Dignity, Most of All

Arabies Trends (Paris) | October 20, 2004

With little media notice and marginal scholarly interest, a powerful and potentially transformative movement is taking shape across the Middle East. The movement cuts across religious, ethnic and gender lines. It threatens ruling elites. It poses new challenges to the social order. It makes new and urgent demands of civil society. It feeds and animates other movements. And it will reshape the region as we know it, far more than the US invasion of Iraq.

It's the most important movement in the Middle East, and it doesn't even have a name, a political infrastructure or militant supporters. Let's call it "the economic dignity movement" -- EDM (it certainly deserves an acronym given its tens of millions of adherents). I saw this movement grow over the past year, as I traveled to 12 Middle East countries.

Mingling with ordinary Arabs and Iranians, the talk turned inevitably to economics, to jobs, to prices, to economic dignity lost. From Rabat to Riyadh, I heard the familiar EDM mantra: a desire for more and better jobs, wages that correspond to rising prices, a fair economic playing field, an end to government corruption, and an unsettling sense of economic uncertainty amid a desire for basic middle-class prosperity.

These conversations provide both insight into the concerns of the average citizen and a reality check for Western leaders wringing their hands about policy options for the Middle East. While television images flash suicide bombers and angry, fist-pumping mobs across Western television screens, the vast, silent majority of Middle Easterners do not spend their days and nights hating America or lambasting the West. Rather, they spend far more of their time seeking the same things often associated with the "American dream": satisfying employment, good education, affordable housing and health care, and a bright future for their children.

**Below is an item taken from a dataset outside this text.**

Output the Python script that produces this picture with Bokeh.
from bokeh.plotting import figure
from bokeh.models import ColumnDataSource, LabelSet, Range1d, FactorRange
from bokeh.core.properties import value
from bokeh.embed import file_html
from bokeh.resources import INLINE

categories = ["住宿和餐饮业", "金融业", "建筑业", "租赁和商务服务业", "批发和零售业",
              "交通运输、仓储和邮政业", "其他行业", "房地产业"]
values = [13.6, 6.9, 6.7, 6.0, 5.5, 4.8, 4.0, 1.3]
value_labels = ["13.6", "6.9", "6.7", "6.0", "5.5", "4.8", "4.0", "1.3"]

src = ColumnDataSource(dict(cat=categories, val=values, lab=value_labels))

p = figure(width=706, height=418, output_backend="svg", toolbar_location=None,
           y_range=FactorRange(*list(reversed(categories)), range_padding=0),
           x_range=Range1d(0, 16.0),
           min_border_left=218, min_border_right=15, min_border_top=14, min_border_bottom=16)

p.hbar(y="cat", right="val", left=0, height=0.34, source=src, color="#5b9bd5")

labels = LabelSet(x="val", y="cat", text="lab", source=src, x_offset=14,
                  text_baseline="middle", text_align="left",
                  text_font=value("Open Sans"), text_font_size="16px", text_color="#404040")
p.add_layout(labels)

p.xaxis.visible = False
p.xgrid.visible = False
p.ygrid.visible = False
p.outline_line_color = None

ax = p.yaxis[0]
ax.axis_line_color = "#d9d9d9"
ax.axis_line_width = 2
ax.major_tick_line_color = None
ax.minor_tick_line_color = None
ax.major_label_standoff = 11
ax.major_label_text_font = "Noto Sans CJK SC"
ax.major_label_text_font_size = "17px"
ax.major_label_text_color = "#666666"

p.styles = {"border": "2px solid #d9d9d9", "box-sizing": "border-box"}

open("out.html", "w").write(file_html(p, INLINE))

Meanwhile, the region's mismanaged economies have dramatically failed their people. The 280 million people of the 22 Arab countries have a combined GDP that is less than that of Spain; some 25 percent of Arabs live below the poverty line; foreign direct investment rose across the developing world last year, except in the Middle East; the region needs to create 100 million jobs by the year 2020 just to keep up with the youthful population, half of whom are under 21.

Any comprehensive policy initiative -- from Brussels, Washington or region-wide -- must reach out to the vast majority of Middle Easterners yearning for a decent standard of living. They represent a silent majority, an overwhelming "swing vote," and the most powerful hope for democracy. As the Bush administration contemplates Middle East democratization, no issue will be more important than economic development.

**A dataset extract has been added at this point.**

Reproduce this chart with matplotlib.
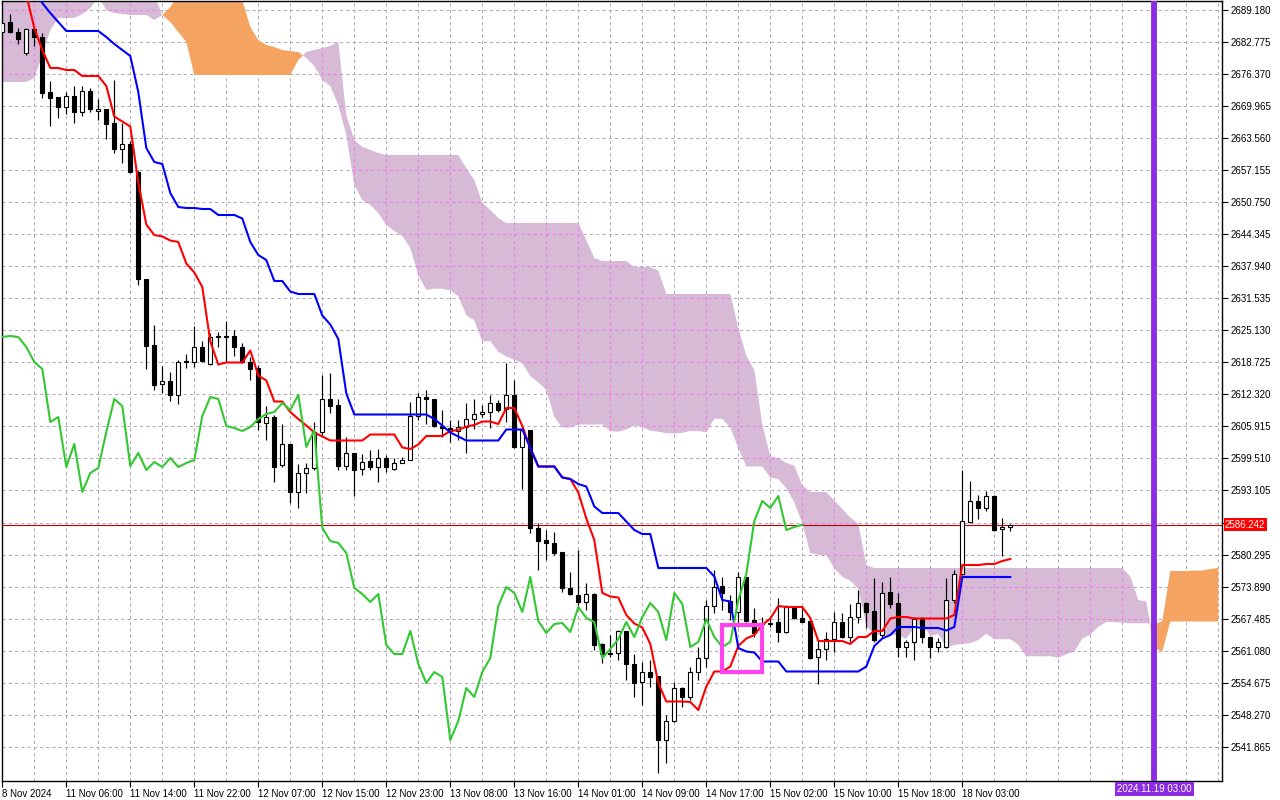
import matplotlib
matplotlib.use("Agg")
import matplotlib.pyplot as plt
import matplotlib.transforms as mtransforms
from matplotlib.patches import Rectangle, PathPatch
from matplotlib.path import Path
import numpy as np

# ---------------- data (XAUUSD H1, Ichimoku 9/26/52) ----------------
opens = [2684.8, 2686.8, 2684.8, 2680.6, 2685.4, 2683.8, 2672.8, 2671.8, 2669.8, 2672.0,
         2668.8, 2673.0, 2669.0, 2669.4, 2666.6, 2661.4, 2662.4, 2656.8, 2635.4, 2622.2,
         2614.4, 2615.0, 2612.2, 2619.0, 2618.8, 2621.8, 2618.4, 2623.8, 2624.0, 2624.0,
         2621.8, 2618.8, 2617.6, 2606.6, 2607.8, 2598.2, 2602.4, 2592.8, 2596.6, 2597.6,
         2604.8, 2611.4, 2610.2, 2598.0, 2600.6, 2597.4, 2599.0, 2597.8, 2599.6, 2597.4,
         2598.6, 2599.2, 2608.0, 2611.8, 2611.4, 2606.0, 2605.6, 2605.0, 2605.8, 2607.4,
         2608.4, 2608.8, 2610.6, 2609.4, 2612.2, 2601.8, 2605.2, 2585.6, 2583.2, 2582.6,
         2580.8, 2573.6, 2572.2, 2570.8, 2572.4, 2562.4, 2560.6, 2560.6, 2565.0, 2558.4,
         2554.8, 2556.8, 2556.0, 2543.2, 2547.0, 2553.6, 2551.8, 2556.8, 2559.6, 2570.0,
         2574.0, 2571.0, 2568.8, 2575.8, 2567.2, 2566.6, 2566.4, 2566.8, 2564.8, 2569.8,
         2567.6, 2567.0, 2559.8, 2561.4, 2563.4, 2566.8, 2563.8, 2567.8, 2570.6, 2569.0,
         2564.2, 2572.8, 2570.6, 2561.8, 2562.8, 2567.4, 2563.8, 2561.8, 2561.8, 2571.2,
         2576.4, 2586.8, 2591.0, 2589.6, 2592.0, 2585.4, 2585.8]
highs = [2687.2, 2688.4, 2685.6, 2685.6, 2686.0, 2684.6, 2675.0, 2671.8, 2672.8, 2674.0,
         2674.0, 2673.6, 2671.4, 2669.4, 2675.2, 2666.6, 2663.0, 2657.2, 2635.4, 2626.2,
         2618.0, 2616.8, 2619.2, 2620.4, 2626.0, 2623.0, 2624.6, 2624.8, 2627.0, 2625.2,
         2622.6, 2619.8, 2618.2, 2610.0, 2608.2, 2606.4, 2602.4, 2598.4, 2598.6, 2606.8,
         2616.2, 2616.6, 2611.4, 2603.8, 2600.6, 2600.4, 2601.2, 2601.4, 2600.2, 2599.6,
         2599.8, 2610.8, 2612.6, 2613.2, 2611.4, 2609.2, 2607.2, 2607.2, 2610.6, 2611.4,
         2610.2, 2612.2, 2611.2, 2618.6, 2615.2, 2605.8, 2605.2, 2586.6, 2585.2, 2584.8,
         2580.8, 2576.8, 2581.2, 2574.6, 2572.6, 2562.6, 2564.2, 2565.2, 2565.0, 2560.4,
         2558.8, 2559.2, 2556.0, 2548.2, 2554.8, 2553.8, 2557.8, 2561.8, 2571.2, 2577.2,
         2575.8, 2572.2, 2576.8, 2575.8, 2569.6, 2567.8, 2567.6, 2571.6, 2570.2, 2569.8,
         2569.8, 2567.2, 2563.2, 2564.8, 2568.8, 2568.6, 2570.4, 2573.2, 2570.8, 2575.6,
         2574.8, 2575.8, 2572.6, 2563.2, 2567.8, 2567.8, 2563.8, 2563.6, 2575.6, 2577.2,
         2597.2, 2595.0, 2592.2, 2593.0, 2592.2, 2587.6, 2586.4]
lows = [2684.4, 2684.6, 2682.4, 2680.2, 2682.0, 2671.6, 2666.0, 2667.6, 2668.4, 2666.6,
        2668.0, 2668.8, 2667.2, 2663.4, 2660.6, 2658.6, 2656.6, 2634.2, 2617.4, 2613.2,
        2612.6, 2611.0, 2610.4, 2617.6, 2617.8, 2618.8, 2618.2, 2621.8, 2618.8, 2620.0,
        2618.6, 2615.2, 2605.2, 2603.2, 2594.8, 2597.8, 2590.6, 2589.6, 2592.6, 2597.2,
        2604.2, 2608.6, 2597.2, 2597.2, 2592.0, 2596.2, 2597.2, 2594.8, 2596.8, 2597.2,
        2598.6, 2599.2, 2607.2, 2606.4, 2605.8, 2603.8, 2602.8, 2603.2, 2600.6, 2605.4,
        2607.8, 2605.6, 2608.8, 2606.8, 2601.6, 2593.4, 2584.6, 2577.2, 2579.2, 2580.2,
        2572.8, 2572.2, 2570.2, 2569.2, 2561.2, 2558.6, 2559.8, 2559.2, 2555.2, 2551.8,
        2550.2, 2553.8, 2536.6, 2538.6, 2546.8, 2549.8, 2551.2, 2555.2, 2557.8, 2568.6,
        2569.2, 2567.2, 2565.8, 2566.8, 2563.8, 2565.8, 2565.8, 2562.8, 2564.6, 2567.4,
        2566.8, 2559.4, 2554.4, 2559.2, 2560.8, 2563.6, 2562.8, 2566.6, 2565.6, 2562.8,
        2563.6, 2569.6, 2559.8, 2559.8, 2559.2, 2562.6, 2559.6, 2560.8, 2561.6, 2570.6,
        2576.2, 2586.6, 2587.4, 2589.0, 2585.0, 2580.0, 2585.0]
closes = [2686.6, 2684.8, 2683.4, 2685.4, 2683.8, 2672.6, 2671.6, 2669.8, 2672.0, 2668.8,
          2673.0, 2669.4, 2669.4, 2666.4, 2661.4, 2662.4, 2656.8, 2635.4, 2622.0, 2614.2,
          2615.0, 2612.2, 2618.8, 2618.8, 2621.8, 2619.0, 2623.8, 2624.0, 2623.8, 2621.8,
          2618.8, 2617.4, 2606.8, 2607.8, 2597.8, 2602.4, 2592.8, 2596.6, 2597.6, 2604.8,
          2611.4, 2610.0, 2598.0, 2600.6, 2597.2, 2598.8, 2597.8, 2599.6, 2597.8, 2598.6,
          2599.2, 2608.0, 2611.8, 2611.4, 2606.0, 2605.6, 2605.0, 2605.8, 2607.4, 2608.4,
          2608.8, 2610.6, 2609.2, 2612.2, 2601.8, 2605.2, 2585.6, 2583.0, 2582.6, 2580.6,
          2573.6, 2572.4, 2570.8, 2572.4, 2562.2, 2560.4, 2560.4, 2565.0, 2558.4, 2554.6,
          2556.8, 2555.8, 2543.2, 2547.0, 2553.6, 2551.8, 2556.8, 2559.6, 2570.0, 2573.8,
          2572.6, 2568.8, 2575.8, 2567.0, 2564.6, 2566.4, 2566.6, 2564.8, 2569.8, 2567.6,
          2566.8, 2559.6, 2561.4, 2563.4, 2566.8, 2563.8, 2567.8, 2570.6, 2568.8, 2563.2,
          2572.6, 2570.4, 2561.8, 2562.8, 2567.4, 2563.8, 2561.8, 2562.8, 2571.2, 2576.4,
          2587.0, 2591.0, 2589.6, 2592.0, 2585.2, 2585.8, 2586.242]

# indicator values for the first bars (history before the visible window)
tenkan_pre = [2697.2, 2697.2, 2697.2, 2692.2, 2685.6, 2681.2, 2677.6, 2677.6]
kijun_pre = [2697.0, 2697.0, 2697.0, 2695.2, 2692.8, 2690.6, 2688.6, 2686.8, 2685.0, 2685.0,
             2685.0, 2685.0, 2685.0, 2683.8, 2682.4, 2681.2, 2680.0, 2672.8, 2661.6, 2658.8,
             2658.4, 2652.6, 2649.8, 2649.6, 2649.6]
senkou_a_pre = [2674.8, 2674.8, 2674.8, 2674.8, 2675.6, 2680.2, 2685.2, 2687.6, 2687.6, 2687.6,
                2688.4, 2689.6, 2691.8, 2689.2, 2688.6, 2688.4, 2688.2, 2688.2, 2688.2, 2687.2,
                2688.2, 2689.8, 2692.2, 2694.2, 2694.2, 2694.2, 2694.2, 2694.2, 2694.2, 2694.2,
                2691.2, 2685.8, 2683.2, 2682.2, 2681.8, 2681.2, 2681.0, 2680.8, 2679.6, 2678.0,
                2675.2, 2674.0, 2670.2, 2664.2, 2654.2, 2651.2, 2650.2, 2648.6, 2646.2, 2645.0,
                2644.0]
senkou_b_pre = ([2696.0] * 19
                + [2692.2, 2688.2, 2686.8, 2684.8, 2682.8, 2676.2]
                + [2676.2] * 12
                + [2679.2, 2680.8, 2681.2, 2681.6, 2682.0, 2682.8, 2668.2, 2663.2]
                + [2661.8, 2661.2, 2660.6]
                + [2660.2] * 10
                + [2657.6, 2655.2, 2650.6, 2649.2, 2647.6]
                + [2646.6] * 10
                + [2643.2, 2639.6, 2639.0, 2639.0])

time_label_bars = [0, 8, 16, 24, 32, 40, 48, 56, 64, 72, 80, 88, 96, 104, 112, 120]
time_labels = ["8 Nov 2024", "11 Nov 06:00", "11 Nov 14:00", "11 Nov 22:00", "12 Nov 07:00",
               "12 Nov 15:00", "12 Nov 23:00", "13 Nov 08:00", "13 Nov 16:00", "14 Nov 01:00",
               "14 Nov 09:00", "14 Nov 17:00", "15 Nov 02:00", "15 Nov 10:00", "15 Nov 18:00",
               "18 Nov 03:00"]
price_levels = [2541.865, 2548.270, 2554.675, 2561.080, 2567.485, 2573.890, 2580.295, 2586.700,
                2593.105, 2599.510, 2605.915, 2612.320, 2618.725, 2625.130, 2631.535, 2637.940,
                2644.345, 2650.750, 2657.155, 2663.560, 2669.965, 2676.370, 2682.775, 2689.180]
current_price = 2586.242
vline_bar = 144
vline_label = "2024.11.19 03:00"
box_bars = (90, 95)
box_prices = (2556.8, 2566.2)
shift = 26

# ---------------- Ichimoku ----------------
o = np.array(opens); h = np.array(highs); l = np.array(lows); c = np.array(closes)
n = len(c)
total = n + shift

def mid(k, period):
    return (h[k - period + 1:k + 1].max() + l[k - period + 1:k + 1].min()) / 2

tenkan = np.array([tenkan_pre[k] if k < 8 else mid(k, 9) for k in range(n)])
kijun = np.array([kijun_pre[k] if k < 25 else mid(k, 26) for k in range(n)])
span_a = np.array([senkou_a_pre[k] if k < 51 else (tenkan[k - shift] + kijun[k - shift]) / 2
                   for k in range(total)])
span_b = np.array([senkou_b_pre[k] if k < 77 else mid(k - shift, 52) for k in range(total)])
chikou = c[shift:]

# ---------------- figure ----------------
fig = plt.figure(figsize=(12.8, 8), dpi=100)
ax = fig.add_axes([2 / 1280, 1 - 781 / 800, 1220 / 1280, 780 / 800])
ax.set_xlim(-0.0375, 152.46)
ax.set_ylim(2535.0, 2691.0)

grid_kw = dict(color="#b4a9b6", lw=0.75, ls=(0, (3, 3)), zorder=0.5)
for p in price_levels:
    ax.axhline(p, **grid_kw)
for gx in range(4, total + 1, 4):
    ax.axvline(gx, **grid_kw)

xs_cloud = np.arange(total)
ax.fill_between(xs_cloud, span_a, span_b, where=span_a >= span_b, interpolate=True,
                color="#f4a460", lw=0, zorder=1)
down = ax.fill_between(xs_cloud, span_a, span_b, where=span_a < span_b, interpolate=True,
                       color="#d6bad6", lw=0, zorder=1)

# grid seen through the down-cloud (pinkish in the original)
clip = PathPatch(Path.make_compound_path(*down.get_paths()), transform=ax.transData,
                 facecolor="none", edgecolor="none")
ax.add_patch(clip)
pink_kw = dict(color="#f27cf2", lw=0.75, ls=(0, (3, 3)), zorder=1.1)
for p in price_levels:
    ln = ax.axhline(p, **pink_kw); ln.set_clip_path(clip)
for gx in range(4, total + 1, 4):
    ln = ax.axvline(gx, **pink_kw); ln.set_clip_path(clip)

ax.axhline(current_price, color="#c00000", lw=0.8, zorder=1.5)

xs = np.arange(n)
ax.vlines(xs, l, h, color="black", lw=0.85, zorder=2.9)
bull = c >= o
body_h = np.abs(c - o)
body_h = np.where(body_h < 0.15, 0.15, body_h)
ax.bar(xs[bull], body_h[bull], bottom=np.minimum(o, c)[bull], width=0.52,
       color="white", edgecolor="black", linewidth=0.8, zorder=3)
ax.bar(xs[~bull], body_h[~bull], bottom=np.minimum(o, c)[~bull], width=0.52,
       color="black", edgecolor="black", linewidth=0.8, zorder=3)

ax.plot(xs, tenkan, color="#ff0000", lw=1.5, zorder=4)
ax.plot(xs, kijun, color="#0000ff", lw=1.5, zorder=4)
ax.plot(np.arange(len(chikou)), chikou, color="#32c832", lw=1.5, zorder=4)

ax.add_patch(Rectangle((box_bars[0], box_prices[0]), box_bars[1] - box_bars[0],
                       box_prices[1] - box_prices[0], fill=False,
                       edgecolor="#ff44ee", lw=3, zorder=5))
ax.axvline(vline_bar, color="#8a2be2", lw=4.2, zorder=5)

# axes styling
for s in ax.spines.values():
    s.set_color("black"); s.set_linewidth(1)
ax.yaxis.tick_right()
ax.set_yticks(price_levels)
ax.set_yticklabels(["" if abs(p - 2586.7) < 1e-6 else f"{p:.3f}" for p in price_levels])
ax.tick_params(axis="y", direction="out", length=4, width=0.8, pad=2, labelsize=7)
ax.set_xticks(time_label_bars)
ax.set_xticklabels(time_labels, ha="left")
ax.tick_params(axis="x", direction="out", length=4, width=0.8, pad=1.5, labelsize=7)
for t in ax.get_xticklabels() + ax.get_yticklabels():
    t.set_fontfamily("Liberation Sans")

trans_y = mtransforms.blended_transform_factory(ax.transAxes, ax.transData)
ax.text(1.0025, current_price, f"{current_price:.3f}", transform=trans_y, color="white",
        fontsize=7, family="Liberation Sans", va="center", ha="left",
        bbox=dict(boxstyle="square,pad=0.15", fc="#ff0000", ec="none"), clip_on=False)
trans_x = mtransforms.blended_transform_factory(ax.transData, ax.transAxes)
ax.text(vline_bar, -0.0105, vline_label, transform=trans_x, color="white", fontsize=7,
        family="Liberation Sans", va="center", ha="center",
        bbox=dict(boxstyle="square,pad=0.2", fc="#8a2be2", ec="none"), clip_on=False)

fig.savefig("out.png", dpi=100)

But the transition to democracy is more feasible and sustainable when a country has a vibrant middle class, a healthy employment market, a dynamic and independent entrepreneurial community, and vigorous economic development. Witness South Korea, Taiwan, Japan, Mexico and Chile, which all moved toward greater democracy after developing their economies and building middle classes.

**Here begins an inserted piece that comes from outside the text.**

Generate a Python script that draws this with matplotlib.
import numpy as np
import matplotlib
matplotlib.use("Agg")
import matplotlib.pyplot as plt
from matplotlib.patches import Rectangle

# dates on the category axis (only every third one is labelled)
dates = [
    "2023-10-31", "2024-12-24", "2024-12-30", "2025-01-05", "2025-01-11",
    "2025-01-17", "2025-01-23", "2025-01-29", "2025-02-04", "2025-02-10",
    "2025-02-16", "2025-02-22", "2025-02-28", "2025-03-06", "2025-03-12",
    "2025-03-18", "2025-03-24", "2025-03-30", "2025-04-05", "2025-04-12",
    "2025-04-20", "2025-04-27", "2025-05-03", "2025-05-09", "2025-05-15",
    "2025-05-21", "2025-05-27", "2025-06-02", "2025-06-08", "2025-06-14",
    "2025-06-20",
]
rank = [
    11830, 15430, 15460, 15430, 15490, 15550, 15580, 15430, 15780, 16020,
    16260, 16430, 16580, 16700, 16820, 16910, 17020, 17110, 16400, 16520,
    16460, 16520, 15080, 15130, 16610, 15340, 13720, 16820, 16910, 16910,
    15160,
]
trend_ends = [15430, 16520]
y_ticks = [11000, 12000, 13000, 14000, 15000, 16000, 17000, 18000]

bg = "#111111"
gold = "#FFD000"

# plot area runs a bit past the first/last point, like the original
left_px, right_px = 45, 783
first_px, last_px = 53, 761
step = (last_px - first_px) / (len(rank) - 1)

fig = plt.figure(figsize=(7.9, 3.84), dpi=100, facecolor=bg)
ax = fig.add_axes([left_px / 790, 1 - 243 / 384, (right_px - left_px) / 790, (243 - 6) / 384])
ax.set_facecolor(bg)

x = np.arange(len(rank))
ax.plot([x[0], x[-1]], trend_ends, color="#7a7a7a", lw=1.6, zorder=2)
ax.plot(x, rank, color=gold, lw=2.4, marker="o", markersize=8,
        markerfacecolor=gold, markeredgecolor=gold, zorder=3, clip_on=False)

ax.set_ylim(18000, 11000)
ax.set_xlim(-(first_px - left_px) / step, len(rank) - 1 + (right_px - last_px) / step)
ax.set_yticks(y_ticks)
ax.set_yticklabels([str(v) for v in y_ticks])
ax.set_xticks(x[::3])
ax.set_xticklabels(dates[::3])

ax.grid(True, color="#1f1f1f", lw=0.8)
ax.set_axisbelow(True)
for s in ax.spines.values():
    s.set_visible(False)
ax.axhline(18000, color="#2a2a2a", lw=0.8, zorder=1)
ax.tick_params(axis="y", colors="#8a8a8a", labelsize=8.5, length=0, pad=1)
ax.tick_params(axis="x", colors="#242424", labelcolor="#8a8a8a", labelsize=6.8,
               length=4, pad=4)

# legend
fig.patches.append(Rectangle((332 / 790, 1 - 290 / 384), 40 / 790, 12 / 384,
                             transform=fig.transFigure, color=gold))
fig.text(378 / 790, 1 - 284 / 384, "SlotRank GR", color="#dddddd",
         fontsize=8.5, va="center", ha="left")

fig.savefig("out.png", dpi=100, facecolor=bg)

With youth unemployment currently standing at a startling 53 percent, the movement will only grow. How Arab governments and the West respond to this generation and this broader movement will determine the course of the region

Islamists across the region -- both moderate and extremist -- have stepped in. Many weave narratives of economic redemption in their calls for opposition. In Egypt, the relatively moderate Muslim Brotherhood -- the grandfather of modern Islamist movements -- has taken to leading protests against rising prices. Hamas wins praise in Palestinian territories for its network of social services. In Turkey and Morocco, Egypt and Kuwait, Islamists position themselves as untainted promoters of socioeconomic justice. Even Osama bin Laden plays populist politics, complaining of the squandering of oil wealth in his calls for jihad.

This is a familiar -- and deceptive -- pattern. In pre-revolutionary Iran, Ayatollah Khomeini promised Iranians their own personal share of the nation's oil bounty and pledged to raise up the "dispossessed." His speeches were laced with economic populism.

Today, Iranians are poorer, earning 25 percent of what they did before the revolution, the technocratic middle class has been decimated, the professional brain drain approaches 200,000 annually, while the ranks of the "dispossessed" have swollen. The Iran example displays the limits of Islamist promises: bashing a corrupt autocrat is easy, running a modern economy isn't.

Amid this backdrop of economic failure and yearnings for economic dignity, Brussels and Washington must reach out to the millions of Arabs seeking a better economic life.

The promotion of Middle East development is an enterprise well worth the world's time and resources. Massive numbers of unemployed youth with little hope for their future pose short-term dangers of instability and extremism. Region-wide population declines in the 1990s, however, mean that a heavy investment in new ideas, political capital and funding will be, at most, a one-generation affair.